[START]

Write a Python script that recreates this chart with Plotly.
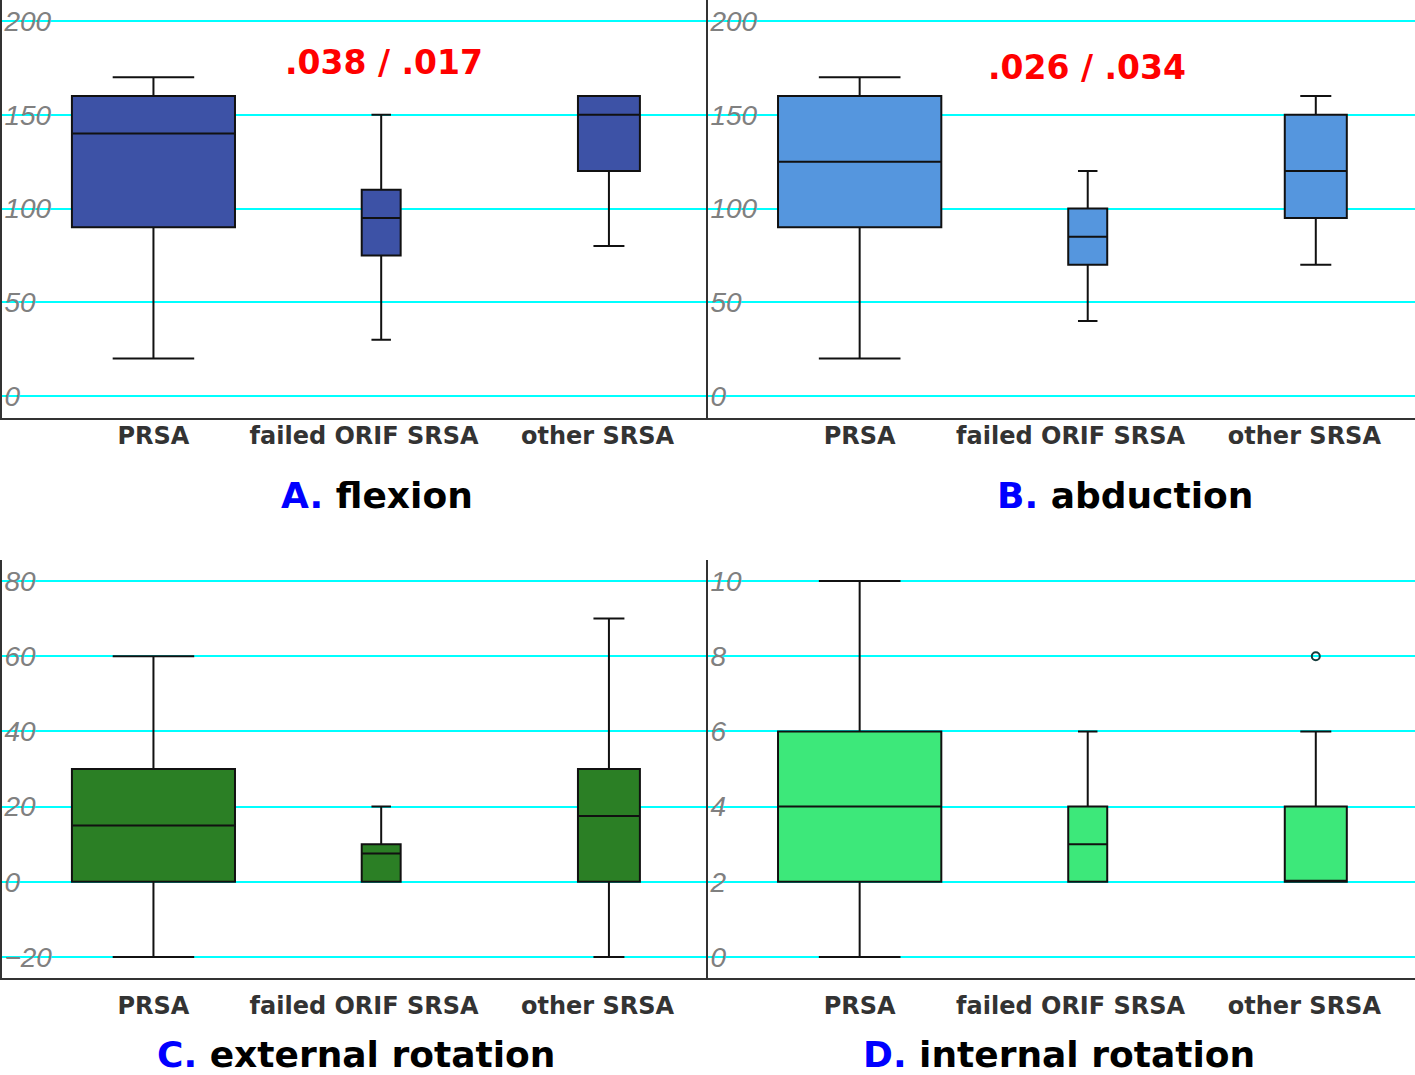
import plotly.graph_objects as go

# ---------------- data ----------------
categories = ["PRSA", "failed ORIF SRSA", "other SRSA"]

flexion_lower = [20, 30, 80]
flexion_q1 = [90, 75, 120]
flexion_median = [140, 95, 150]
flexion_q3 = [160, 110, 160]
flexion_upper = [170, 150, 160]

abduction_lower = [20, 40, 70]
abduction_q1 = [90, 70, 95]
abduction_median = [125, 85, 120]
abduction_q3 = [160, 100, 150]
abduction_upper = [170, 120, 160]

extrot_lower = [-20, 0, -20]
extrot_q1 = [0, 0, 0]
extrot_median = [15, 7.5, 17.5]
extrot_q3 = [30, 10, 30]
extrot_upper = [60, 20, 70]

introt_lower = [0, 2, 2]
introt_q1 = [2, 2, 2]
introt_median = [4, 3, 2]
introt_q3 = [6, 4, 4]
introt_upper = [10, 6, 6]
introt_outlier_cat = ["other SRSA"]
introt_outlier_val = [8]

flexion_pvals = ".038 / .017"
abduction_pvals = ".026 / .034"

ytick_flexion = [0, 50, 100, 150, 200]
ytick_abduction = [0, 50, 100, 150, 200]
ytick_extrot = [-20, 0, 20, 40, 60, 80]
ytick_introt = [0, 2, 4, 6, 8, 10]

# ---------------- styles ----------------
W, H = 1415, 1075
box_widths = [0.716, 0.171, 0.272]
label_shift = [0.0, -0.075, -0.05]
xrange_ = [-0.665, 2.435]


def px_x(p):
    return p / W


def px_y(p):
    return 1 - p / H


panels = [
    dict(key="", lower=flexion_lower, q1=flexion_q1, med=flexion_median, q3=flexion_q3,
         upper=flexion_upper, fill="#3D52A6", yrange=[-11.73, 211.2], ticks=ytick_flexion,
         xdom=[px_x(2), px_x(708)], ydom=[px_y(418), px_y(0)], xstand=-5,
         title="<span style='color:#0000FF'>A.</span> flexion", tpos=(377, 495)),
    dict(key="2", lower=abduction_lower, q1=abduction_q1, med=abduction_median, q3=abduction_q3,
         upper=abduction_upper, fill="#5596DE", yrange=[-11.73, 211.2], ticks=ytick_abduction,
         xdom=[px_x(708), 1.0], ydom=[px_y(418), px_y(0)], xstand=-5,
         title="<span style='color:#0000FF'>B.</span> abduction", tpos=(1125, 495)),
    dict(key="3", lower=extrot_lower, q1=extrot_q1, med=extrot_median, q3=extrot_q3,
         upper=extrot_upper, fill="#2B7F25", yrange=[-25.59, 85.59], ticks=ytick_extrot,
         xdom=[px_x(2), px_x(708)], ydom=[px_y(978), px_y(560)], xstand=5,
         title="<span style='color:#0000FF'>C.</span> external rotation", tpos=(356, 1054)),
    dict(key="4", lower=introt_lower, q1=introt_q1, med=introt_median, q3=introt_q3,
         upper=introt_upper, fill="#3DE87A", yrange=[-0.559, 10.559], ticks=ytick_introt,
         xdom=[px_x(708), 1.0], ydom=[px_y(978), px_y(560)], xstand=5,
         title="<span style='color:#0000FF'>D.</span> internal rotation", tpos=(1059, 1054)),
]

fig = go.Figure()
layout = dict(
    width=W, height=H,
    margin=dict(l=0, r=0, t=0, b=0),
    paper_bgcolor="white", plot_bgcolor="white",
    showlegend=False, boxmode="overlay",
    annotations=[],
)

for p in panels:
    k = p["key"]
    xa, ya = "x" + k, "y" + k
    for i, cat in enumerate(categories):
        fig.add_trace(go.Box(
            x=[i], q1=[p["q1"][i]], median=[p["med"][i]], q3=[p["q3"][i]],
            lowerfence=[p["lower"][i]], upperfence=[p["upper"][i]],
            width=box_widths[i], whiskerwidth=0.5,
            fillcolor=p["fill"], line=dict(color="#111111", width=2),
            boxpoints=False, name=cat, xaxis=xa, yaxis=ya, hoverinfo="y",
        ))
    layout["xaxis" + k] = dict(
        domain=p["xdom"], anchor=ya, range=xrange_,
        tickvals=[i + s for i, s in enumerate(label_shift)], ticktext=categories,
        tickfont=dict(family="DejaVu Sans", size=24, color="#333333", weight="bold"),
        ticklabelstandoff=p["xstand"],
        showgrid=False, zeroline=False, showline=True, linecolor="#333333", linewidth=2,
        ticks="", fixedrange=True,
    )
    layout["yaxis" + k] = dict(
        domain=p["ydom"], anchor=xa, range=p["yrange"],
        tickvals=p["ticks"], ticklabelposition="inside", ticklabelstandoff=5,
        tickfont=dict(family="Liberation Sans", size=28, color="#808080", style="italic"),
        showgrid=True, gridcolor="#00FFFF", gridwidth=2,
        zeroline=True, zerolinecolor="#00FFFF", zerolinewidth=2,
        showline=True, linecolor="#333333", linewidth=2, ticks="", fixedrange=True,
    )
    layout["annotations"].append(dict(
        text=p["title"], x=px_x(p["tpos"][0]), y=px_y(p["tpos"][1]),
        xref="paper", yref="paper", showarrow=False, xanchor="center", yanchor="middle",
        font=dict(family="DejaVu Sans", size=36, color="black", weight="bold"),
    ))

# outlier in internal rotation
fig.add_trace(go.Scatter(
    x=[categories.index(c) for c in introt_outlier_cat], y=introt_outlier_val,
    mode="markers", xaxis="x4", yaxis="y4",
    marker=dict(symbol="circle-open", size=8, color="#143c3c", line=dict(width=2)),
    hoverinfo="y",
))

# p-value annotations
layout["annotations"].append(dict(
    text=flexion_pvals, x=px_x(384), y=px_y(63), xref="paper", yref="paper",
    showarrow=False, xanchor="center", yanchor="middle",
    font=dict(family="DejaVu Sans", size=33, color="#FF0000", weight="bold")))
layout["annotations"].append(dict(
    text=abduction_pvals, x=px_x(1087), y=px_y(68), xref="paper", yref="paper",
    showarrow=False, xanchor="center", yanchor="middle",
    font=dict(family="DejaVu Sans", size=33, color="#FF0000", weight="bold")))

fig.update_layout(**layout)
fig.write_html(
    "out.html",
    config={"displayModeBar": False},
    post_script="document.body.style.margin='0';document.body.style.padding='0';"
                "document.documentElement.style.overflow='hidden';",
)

[END]

* **What you will do**: Print each line of the material above exactly, with the pictures removed from your copy.

* **The response**:
Write a Python script that recreates this chart with Plotly.
import plotly.graph_objects as go

# ---------------- data ----------------
categories = ["PRSA", "failed ORIF SRSA", "other SRSA"]

flexion_lower = [20, 30, 80]
flexion_q1 = [90, 75, 120]
flexion_median = [140, 95, 150]
flexion_q3 = [160, 110, 160]
flexion_upper = [170, 150, 160]

abduction_lower = [20, 40, 70]
abduction_q1 = [90, 70, 95]
abduction_median = [125, 85, 120]
abduction_q3 = [160, 100, 150]
abduction_upper = [170, 120, 160]

extrot_lower = [-20, 0, -20]
extrot_q1 = [0, 0, 0]
extrot_median = [15, 7.5, 17.5]
extrot_q3 = [30, 10, 30]
extrot_upper = [60, 20, 70]

introt_lower = [0, 2, 2]
introt_q1 = [2, 2, 2]
introt_median = [4, 3, 2]
introt_q3 = [6, 4, 4]
introt_upper = [10, 6, 6]
introt_outlier_cat = ["other SRSA"]
introt_outlier_val = [8]

flexion_pvals = ".038 / .017"
abduction_pvals = ".026 / .034"

ytick_flexion = [0, 50, 100, 150, 200]
ytick_abduction = [0, 50, 100, 150, 200]
ytick_extrot = [-20, 0, 20, 40, 60, 80]
ytick_introt = [0, 2, 4, 6, 8, 10]

# ---------------- styles ----------------
W, H = 1415, 1075
box_widths = [0.716, 0.171, 0.272]
label_shift = [0.0, -0.075, -0.05]
xrange_ = [-0.665, 2.435]


def px_x(p):
    return p / W


def px_y(p):
    return 1 - p / H


panels = [
    dict(key="", lower=flexion_lower, q1=flexion_q1, med=flexion_median, q3=flexion_q3,
         upper=flexion_upper, fill="#3D52A6", yrange=[-11.73, 211.2], ticks=ytick_flexion,
         xdom=[px_x(2), px_x(708)], ydom=[px_y(418), px_y(0)], xstand=-5,
         title="<span style='color:#0000FF'>A.</span> flexion", tpos=(377, 495)),
    dict(key="2", lower=abduction_lower, q1=abduction_q1, med=abduction_median, q3=abduction_q3,
         upper=abduction_upper, fill="#5596DE", yrange=[-11.73, 211.2], ticks=ytick_abduction,
         xdom=[px_x(708), 1.0], ydom=[px_y(418), px_y(0)], xstand=-5,
         title="<span style='color:#0000FF'>B.</span> abduction", tpos=(1125, 495)),
    dict(key="3", lower=extrot_lower, q1=extrot_q1, med=extrot_median, q3=extrot_q3,
         upper=extrot_upper, fill="#2B7F25", yrange=[-25.59, 85.59], ticks=ytick_extrot,
         xdom=[px_x(2), px_x(708)], ydom=[px_y(978), px_y(560)], xstand=5,
         title="<span style='color:#0000FF'>C.</span> external rotation", tpos=(356, 1054)),
    dict(key="4", lower=introt_lower, q1=introt_q1, med=introt_median, q3=introt_q3,
         upper=introt_upper, fill="#3DE87A", yrange=[-0.559, 10.559], ticks=ytick_introt,
         xdom=[px_x(708), 1.0], ydom=[px_y(978), px_y(560)], xstand=5,
         title="<span style='color:#0000FF'>D.</span> internal rotation", tpos=(1059, 1054)),
]

fig = go.Figure()
layout = dict(
    width=W, height=H,
    margin=dict(l=0, r=0, t=0, b=0),
    paper_bgcolor="white", plot_bgcolor="white",
    showlegend=False, boxmode="overlay",
    annotations=[],
)

for p in panels:
    k = p["key"]
    xa, ya = "x" + k, "y" + k
    for i, cat in enumerate(categories):
        fig.add_trace(go.Box(
            x=[i], q1=[p["q1"][i]], median=[p["med"][i]], q3=[p["q3"][i]],
            lowerfence=[p["lower"][i]], upperfence=[p["upper"][i]],
            width=box_widths[i], whiskerwidth=0.5,
            fillcolor=p["fill"], line=dict(color="#111111", width=2),
            boxpoints=False, name=cat, xaxis=xa, yaxis=ya, hoverinfo="y",
        ))
    layout["xaxis" + k] = dict(
        domain=p["xdom"], anchor=ya, range=xrange_,
        tickvals=[i + s for i, s in enumerate(label_shift)], ticktext=categories,
        tickfont=dict(family="DejaVu Sans", size=24, color="#333333", weight="bold"),
        ticklabelstandoff=p["xstand"],
        showgrid=False, zeroline=False, showline=True, linecolor="#333333", linewidth=2,
        ticks="", fixedrange=True,
    )
    layout["yaxis" + k] = dict(
        domain=p["ydom"], anchor=xa, range=p["yrange"],
        tickvals=p["ticks"], ticklabelposition="inside", ticklabelstandoff=5,
        tickfont=dict(family="Liberation Sans", size=28, color="#808080", style="italic"),
        showgrid=True, gridcolor="#00FFFF", gridwidth=2,
        zeroline=True, zerolinecolor="#00FFFF", zerolinewidth=2,
        showline=True, linecolor="#333333", linewidth=2, ticks="", fixedrange=True,
    )
    layout["annotations"].append(dict(
        text=p["title"], x=px_x(p["tpos"][0]), y=px_y(p["tpos"][1]),
        xref="paper", yref="paper", showarrow=False, xanchor="center", yanchor="middle",
        font=dict(family="DejaVu Sans", size=36, color="black", weight="bold"),
    ))

# outlier in internal rotation
fig.add_trace(go.Scatter(
    x=[categories.index(c) for c in introt_outlier_cat], y=introt_outlier_val,
    mode="markers", xaxis="x4", yaxis="y4",
    marker=dict(symbol="circle-open", size=8, color="#143c3c", line=dict(width=2)),
    hoverinfo="y",
))

# p-value annotations
layout["annotations"].append(dict(
    text=flexion_pvals, x=px_x(384), y=px_y(63), xref="paper", yref="paper",
    showarrow=False, xanchor="center", yanchor="middle",
    font=dict(family="DejaVu Sans", size=33, color="#FF0000", weight="bold")))
layout["annotations"].append(dict(
    text=abduction_pvals, x=px_x(1087), y=px_y(68), xref="paper", yref="paper",
    showarrow=False, xanchor="center", yanchor="middle",
    font=dict(family="DejaVu Sans", size=33, color="#FF0000", weight="bold")))

fig.update_layout(**layout)
fig.write_html(
    "out.html",
    config={"displayModeBar": False},
    post_script="document.body.style.margin='0';document.body.style.padding='0';"
                "document.documentElement.style.overflow='hidden';",
)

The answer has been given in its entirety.